_Figure scripts_:
------------------------------------------------

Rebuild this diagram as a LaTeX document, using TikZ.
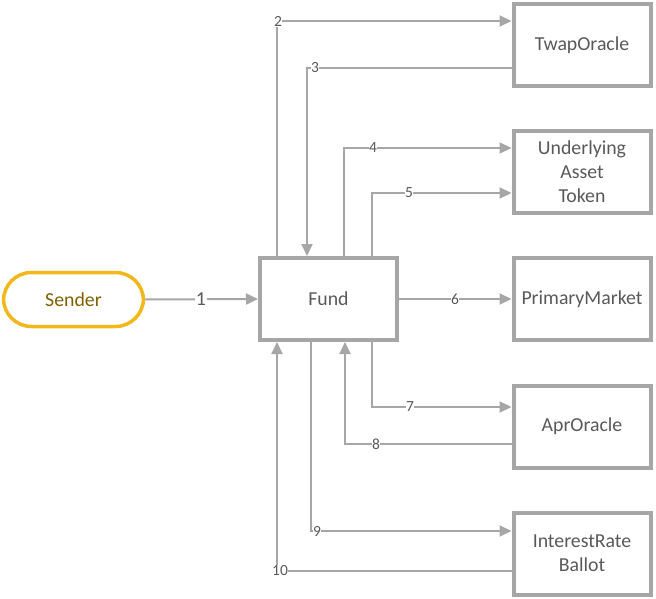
\documentclass[tikz,border=0pt]{standalone}
\usepackage{fontspec}
\setmainfont{Carlito}
\usetikzlibrary{arrows.meta}
\definecolor{ln}{HTML}{A6A6A6}
\definecolor{tx}{HTML}{595959}
\definecolor{gold}{HTML}{F2B71B}
\definecolor{goldtx}{HTML}{7F6000}
\begin{document}
\begin{tikzpicture}[x=1pt,y=-1pt,
  box/.style={draw=ln,line width=4pt,minimum width=137pt,minimum height=82pt,inner sep=0pt,text=tx,font=\fontsize{19.8}{24}\selectfont,align=center},
  pill/.style={draw=gold,line width=3.5pt,rounded corners=28pt,minimum width=140pt,minimum height=54pt,text=goldtx,font=\fontsize{19.8}{24}\selectfont},
  arr/.style={draw=ln,line width=2pt,-{Triangle[length=12pt,width=11pt]}},
  lbl/.style={fill=white,inner sep=0.5pt,text=tx,font=\fontsize{15.5}{18}\selectfont}]
\useasboundingbox (0,0) rectangle (656,599);
\node[pill] (sender) at (73.5,299.5) {Sender};
\node[box] (fund) at (328.5,299) {Fund};
\node[box] (twap) at (582,45.5) {TwapOracle};
\node[box] (uat) at (582,172) {Underlying\\Asset\\Token};
\node[box] (pm) at (582,299) {PrimaryMarket};
\node[box] (apr) at (582,426.5) {AprOracle};
\node[box] (irb) at (582,553.5) {InterestRate\\Ballot};
\coordinate (c2) at (277,21);
\coordinate (c3) at (307,68);
\coordinate (c4) at (344,148);
\coordinate (c5) at (372,193);
\coordinate (c7) at (372,407);
\coordinate (c8) at (345,444);
\coordinate (c9) at (311,531);
\coordinate (c10) at (277,571);
% 1
\draw[arr] (sender.east) -- (fund.west);
\node[lbl,font=\fontsize{19.8}{24}\selectfont] at (201,299) {1};
% 2
\draw[arr] (fund.north -| c2) -- (c2) -- (twap.west |- c2);
\node[lbl] at (278,21) {2};
% 3
\draw[arr] (twap.west |- c3) -- (c3) -- (fund.north -| c3);
\node[lbl] at (315,68) {3};
% 4
\draw[arr] (fund.north -| c4) -- (c4) -- (uat.west |- c4);
\node[lbl] at (373,148) {4};
% 5
\draw[arr] (fund.north -| c5) -- (c5) -- (uat.west |- c5);
\node[lbl] at (409,193) {5};
% 6
\draw[arr] (fund.east) -- (pm.west);
\node[lbl] at (455,299) {6};
% 7
\draw[arr] (fund.south -| c7) -- (c7) -- (apr.west |- c7);
\node[lbl] at (410,407) {7};
% 8
\draw[arr] (apr.west |- c8) -- (c8) -- (fund.south -| c8);
\node[lbl] at (376,444) {8};
% 9
\draw[arr] (fund.south -| c9) -- (c9) -- (irb.west |- c9);
\node[lbl] at (317,531) {9};
% 10
\draw[arr] (irb.west |- c10) -- (c10) -- (fund.south -| c10);
\node[lbl] at (280,571) {10};
\end{tikzpicture}
\end{document}
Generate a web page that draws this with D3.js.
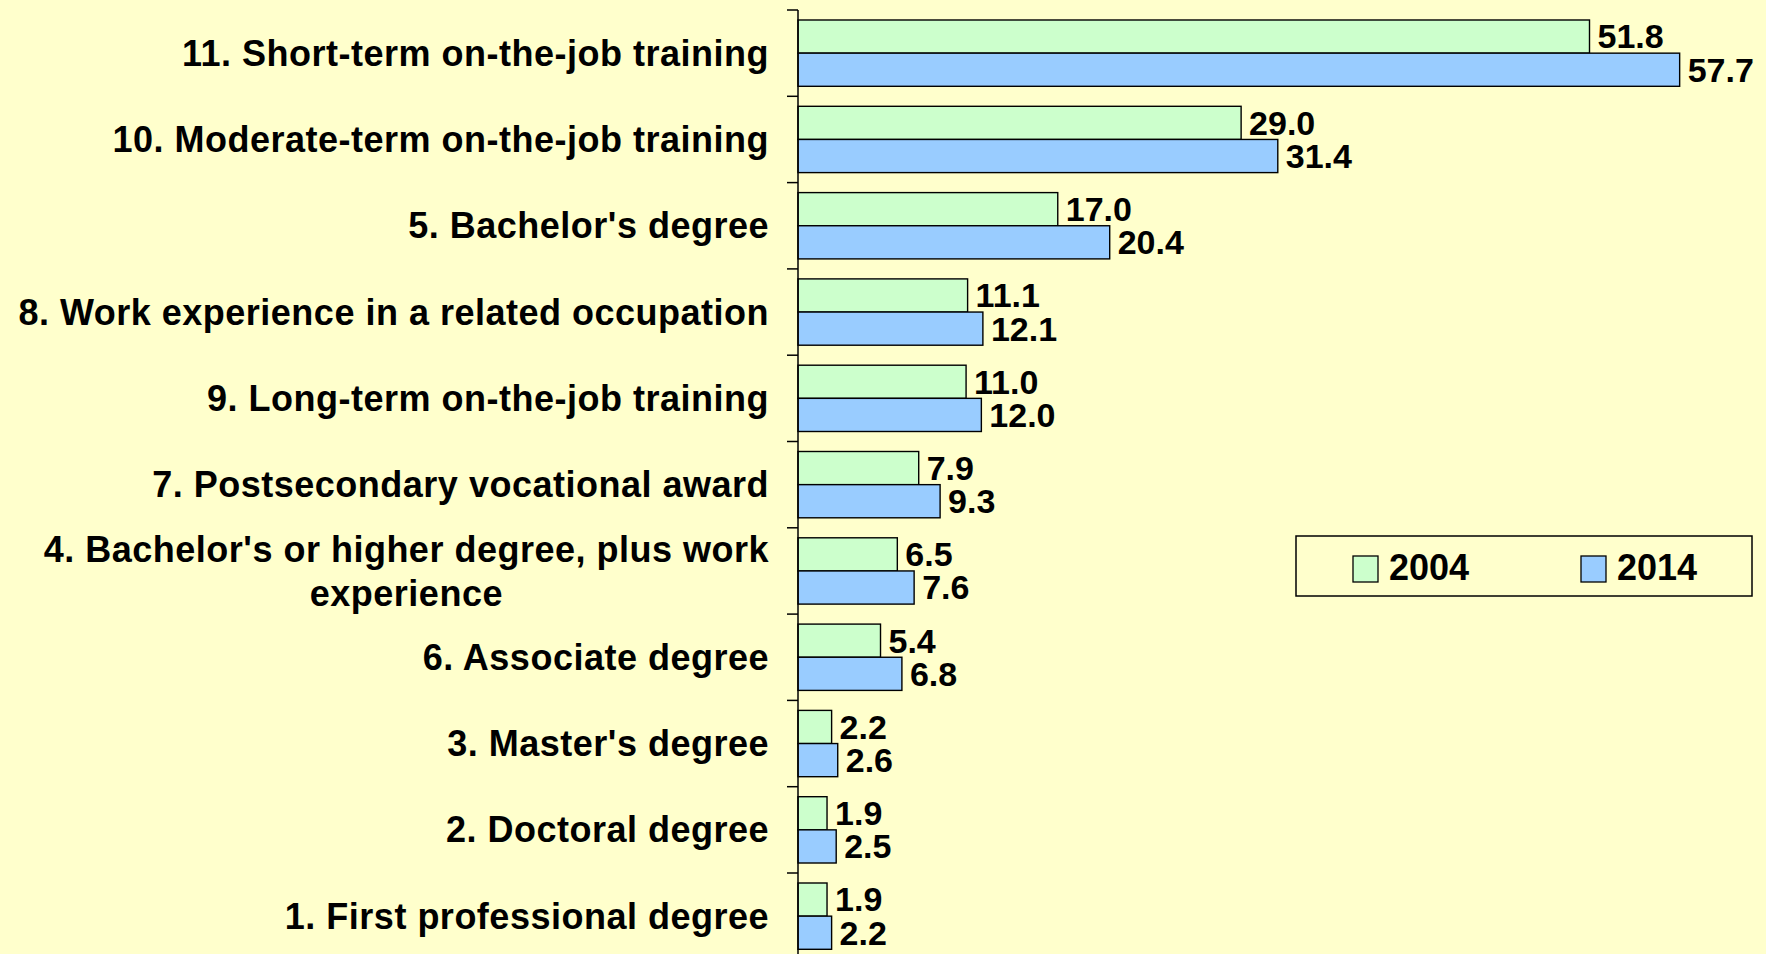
<!DOCTYPE html>
<html>
<head>
<meta charset="utf-8">
<script src="https://cdn.jsdelivr.net/npm/d3@7"></script>
<style>
  html, body { margin: 0; padding: 0; background: #FFFFCC; overflow: hidden; }
  svg { display: block; }
  text { font-family: "Liberation Sans", Arial, sans-serif; font-weight: bold; fill: #000; }
</style>
</head>
<body>
<svg id="chart" width="1766" height="954"></svg>
<script>
const categories = [
  ["11. Short-term on-the-job training"],
  ["10. Moderate-term on-the-job training"],
  ["5. Bachelor's degree"],
  ["8. Work experience in a related occupation"],
  ["9. Long-term on-the-job training"],
  ["7. Postsecondary vocational award"],
  ["4. Bachelor's or higher degree, plus work", "experience"],
  ["6. Associate degree"],
  ["3. Master's degree"],
  ["2. Doctoral degree"],
  ["1. First professional degree"]
];
const seriesNames = ["2004", "2014"];
const values2004 = [51.8, 29.0, 17.0, 11.1, 11.0, 7.9, 6.5, 5.4, 2.2, 1.9, 1.9];
const values2014 = [57.7, 31.4, 20.4, 12.1, 12.0, 9.3, 7.6, 6.8, 2.6, 2.5, 2.2];
const colors = ["#CCFFCC", "#99CCFF"];

const svg = d3.select("#chart");
const W = 1766, H = 954;
svg.append("rect").attr("width", W).attr("height", H).attr("fill", "#FFFFCC");

const axisX = 798;
const x = d3.scaleLinear().domain([0, 60]).range([axisX, axisX + 60 * 15.28]);
const y = d3.scaleBand().domain(d3.range(categories.length)).range([10, 10 + 11 * 86.3]).padding(0);
const step = y.step();
const y1 = d3.scaleBand().domain(seriesNames).range([10, step - 10]).padding(0);

const rows = categories.map((c, i) => ({ i, label: c, vals: [values2004[i], values2014[i]] }));

const g = svg.append("g");
const groups = g.selectAll("g.row").data(rows).join("g")
  .attr("class", "row")
  .attr("transform", d => `translate(0,${y(d.i)})`);

groups.selectAll("rect").data(d => d.vals.map((v, k) => ({ v, k }))).join("rect")
  .attr("x", x(0))
  .attr("y", d => y1(seriesNames[d.k]))
  .attr("width", d => x(d.v) - x(0))
  .attr("height", y1.bandwidth())
  .attr("fill", d => colors[d.k])
  .attr("stroke", "#000")
  .attr("stroke-width", 1.4);

groups.selectAll("text.val").data(d => d.vals.map((v, k) => ({ v, k }))).join("text")
  .attr("class", "val")
  .attr("x", d => x(d.v) + 8)
  .attr("y", d => y1(seriesNames[d.k]) + y1.bandwidth() / 2)
  .attr("dy", "0.35em")
  .attr("font-size", 34)
  .text(d => d.v.toFixed(1));

// Category labels
const labelX = 769;
rows.forEach(d => {
  const cy = y(d.i) + step / 2;
  const lines = d.label;
  const lh = 44;
  const first = g.append("text")
    .attr("x", labelX)
    .attr("y", cy - (lines.length - 1) * lh / 2)
    .attr("dy", "0.35em")
    .attr("text-anchor", "end")
    .attr("font-size", 36)
    .attr("letter-spacing", "0.5px")
    .text(lines[0]);
  if (lines.length > 1) {
    const w = first.node().getComputedTextLength();
    const center = labelX - w / 2;
    for (let j = 1; j < lines.length; j++) {
      g.append("text")
        .attr("x", center)
        .attr("y", cy - (lines.length - 1) * lh / 2 + j * lh)
        .attr("dy", "0.35em")
        .attr("text-anchor", "middle")
        .attr("font-size", 36)
        .attr("letter-spacing", "0.5px")
        .text(lines[j]);
    }
  }
});

// Axis line and ticks
g.append("line")
  .attr("x1", axisX).attr("x2", axisX)
  .attr("y1", y(0)).attr("y2", H + 10)
  .attr("stroke", "#000").attr("stroke-width", 1.5);
g.selectAll("line.tick").data(d3.range(categories.length + 1)).join("line")
  .attr("class", "tick")
  .attr("x1", axisX - 11).attr("x2", axisX)
  .attr("y1", i => y.range()[0] + i * step)
  .attr("y2", i => y.range()[0] + i * step)
  .attr("stroke", "#000").attr("stroke-width", 1.5);

// Legend
const lg = svg.append("g");
lg.append("rect")
  .attr("x", 1296).attr("y", 536).attr("width", 456).attr("height", 60)
  .attr("fill", "#FFFFCC").attr("stroke", "#000").attr("stroke-width", 1.5);
const legendX = [1353, 1581];
seriesNames.forEach((s, k) => {
  lg.append("rect")
    .attr("x", legendX[k]).attr("y", 556).attr("width", 25).attr("height", 26)
    .attr("fill", colors[k]).attr("stroke", "#000").attr("stroke-width", 1.3);
  lg.append("text")
    .attr("x", legendX[k] + 36).attr("y", 580)
    .attr("font-size", 36)
    .text(s);
});
</script>
</body>
</html>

------------------------------------------------

_Your objective_:
From the records, copy every line that has the string "this" in it.

_Response_:
Rebuild this diagram as a LaTeX document, using TikZ.
Generate a web page that draws this with D3.js.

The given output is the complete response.